Петр Петрович взял кусок одеяла и наглядно продемонстрировал это Русе.

— Ну, положим, — неохотно согласилась Руся, — тогда зачем же Пушкин их вместе посадил, какая связь?

— Значит, они друг другу необходимы. Ведь тебе, па-пример, нужна душа, по руки и язычок тоже нужны, и пятки нужны. И будет весьма печально, если твоя душа в пятки уйдет или станет болтаться на кончике языка.

— Смейся, смейся, — торжественно произнесла Руся, — а я тебя сейчас осрамлю.

— Сделай милость, осрами.

— И осрамлю! Ты забыл про ручей!
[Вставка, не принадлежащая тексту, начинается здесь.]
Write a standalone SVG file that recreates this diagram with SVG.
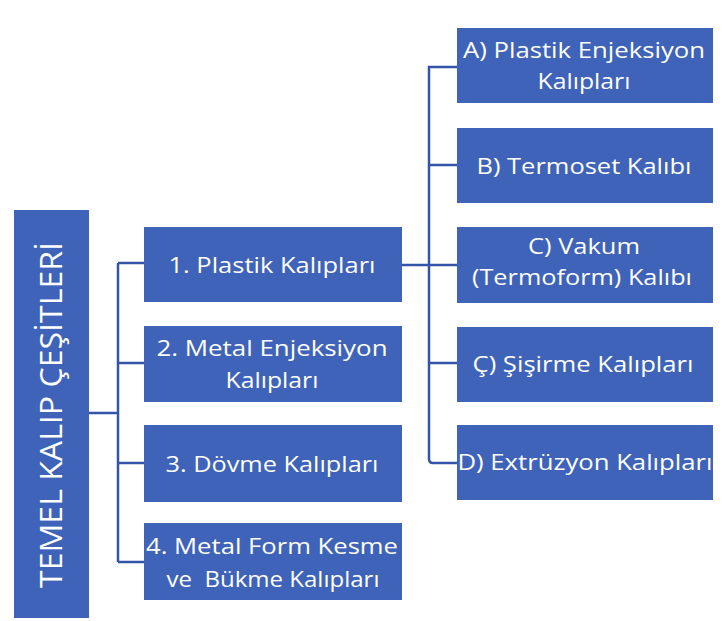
<svg xmlns="http://www.w3.org/2000/svg" width="727" height="621" viewBox="0 0 727 621">
<style>
.box{fill:#3e63b9;}
.t{fill:#ffffff;font-family:"Open Sans","Noto Sans","Liberation Sans",sans-serif;font-size:22px;text-anchor:middle;}
.c{fill:none;stroke:#3454a8;stroke-width:2.5;}
</style>
<rect width="727" height="621" fill="#ffffff"/>
<g id="connectors">
<path class="c" d="M89,413 H118 M118,263 V562 M118,263 H144 M118,363 H144 M118,463 H144 M118,562 H144"/>
<path class="c" d="M402,265 H457 M457,67 H429 V459 Q429,463 433,463 H457 M429,165 H457 M429,363 H457"/>
</g>
<g id="root">
<rect class="box" x="14" y="210" width="75" height="408"/>
<text class="t" style="font-size:31px" transform="translate(62,415) rotate(-90)" textLength="346" lengthAdjust="spacingAndGlyphs">TEMEL KALIP ÇEŞİTLERİ</text>
</g>
<g id="n1">
<rect class="box" x="144" y="227" width="258" height="75"/>
<text class="t" x="272" y="273" textLength="207" lengthAdjust="spacingAndGlyphs">1. Plastik Kalıpları</text>
</g>
<g id="n2">
<rect class="box" x="144" y="326" width="258" height="76"/>
<text class="t" x="272" y="356" textLength="231" lengthAdjust="spacingAndGlyphs">2. Metal Enjeksiyon</text>
<text class="t" x="272" y="388" textLength="93" lengthAdjust="spacingAndGlyphs">Kalıpları</text>
</g>
<g id="n3">
<rect class="box" x="144" y="425" width="258" height="77"/>
<text class="t" x="272" y="472" textLength="213" lengthAdjust="spacingAndGlyphs">3. Dövme Kalıpları</text>
</g>
<g id="n4">
<rect class="box" x="144" y="523" width="258" height="77"/>
<text class="t" x="272" y="554" textLength="252" lengthAdjust="spacingAndGlyphs">4. Metal Form Kesme</text>
<text class="t" x="273" y="587" textLength="213" lengthAdjust="spacingAndGlyphs" xml:space="preserve">ve  Bükme Kalıpları</text>
</g>
<g id="nA">
<rect class="box" x="457" y="28" width="256" height="75"/>
<text class="t" x="584" y="58" textLength="242" lengthAdjust="spacingAndGlyphs">A) Plastik Enjeksiyon</text>
<text class="t" x="584" y="89" textLength="93" lengthAdjust="spacingAndGlyphs">Kalıpları</text>
</g>
<g id="nB">
<rect class="box" x="457" y="128" width="256" height="75"/>
<text class="t" x="584" y="174" textLength="215" lengthAdjust="spacingAndGlyphs">B) Termoset Kalıbı</text>
</g>
<g id="nC">
<rect class="box" x="457" y="227" width="256" height="76"/>
<text class="t" x="584" y="254" textLength="112" lengthAdjust="spacingAndGlyphs">C) Vakum</text>
<text class="t" x="582" y="285" textLength="220" lengthAdjust="spacingAndGlyphs">(Termoform) Kalıbı</text>
</g>
<g id="nCc">
<rect class="box" x="457" y="327" width="256" height="75"/>
<text class="t" x="583" y="372" textLength="221" lengthAdjust="spacingAndGlyphs">Ç) Şişirme Kalıpları</text>
</g>
<g id="nD">
<rect class="box" x="457" y="425" width="256" height="75"/>
<text class="t" x="585" y="470" textLength="255" lengthAdjust="spacingAndGlyphs">D) Extrüzyon Kalıpları</text>
</g>
</svg>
По-моему, пещера — это глубина, сосны и плющ — это снаружи, а ручей — это жизнь, и в нем-то и зарыта идея!

— Скажите на милость, как мы зафилософствовали.

— А ты выслушай. Откуда ручей сбегает?

— Сверху.

— Сверху-то сверху, но и из глубины, потому что мы не видим откуда. И он устремляется изо всех сил кнаружи. Оп долбит, долбит и пробивает себе глубокое русло…

Тут Руся запнулась, а Петр Петрович докончил за нее:

— И, «пробив глубокое русло, тихо по роще густой, веселя ее, он виётся». Так хочешь сказать, он опять создает глубину, свою глубину, и в этом и заключается цель жизни?

— Нет, не то, а я хотела сказать, что он связывает и «внутри» и «снаружи». Понимаешь, — пещера таится, сосны вылезают, а ручей сразу и то и другое, он и вылезает и вместе с тем роет себе глубину.

Петр Петрович провел по щеке Руси тонкой рукою:

— Вот видишь, мой друг, три ясных образа, да еще идея о жизни в придачу. Довольно с тебя?

— А ты, папа, сказал, что «чушь». Помнишь? — Руся прикорнула к отцу и задержала его руку своею.

— Да, — ответил Петр Петрович, — это потому, что тогда у нас с тобой еще не было главного, без чего и стихотворение темно, и жизнь темна, и собственные дела — потемки.

— А чего?

— Опыта, мой дружок. Только не так, как понимают его кумушки и ученые!

1915

 

Примечания

 

Впервые в газ. «Речь», 1915, 20 декабря; затем в сб. «Семь разговоров». Пг., изд-во М. И. Семенова, 1916.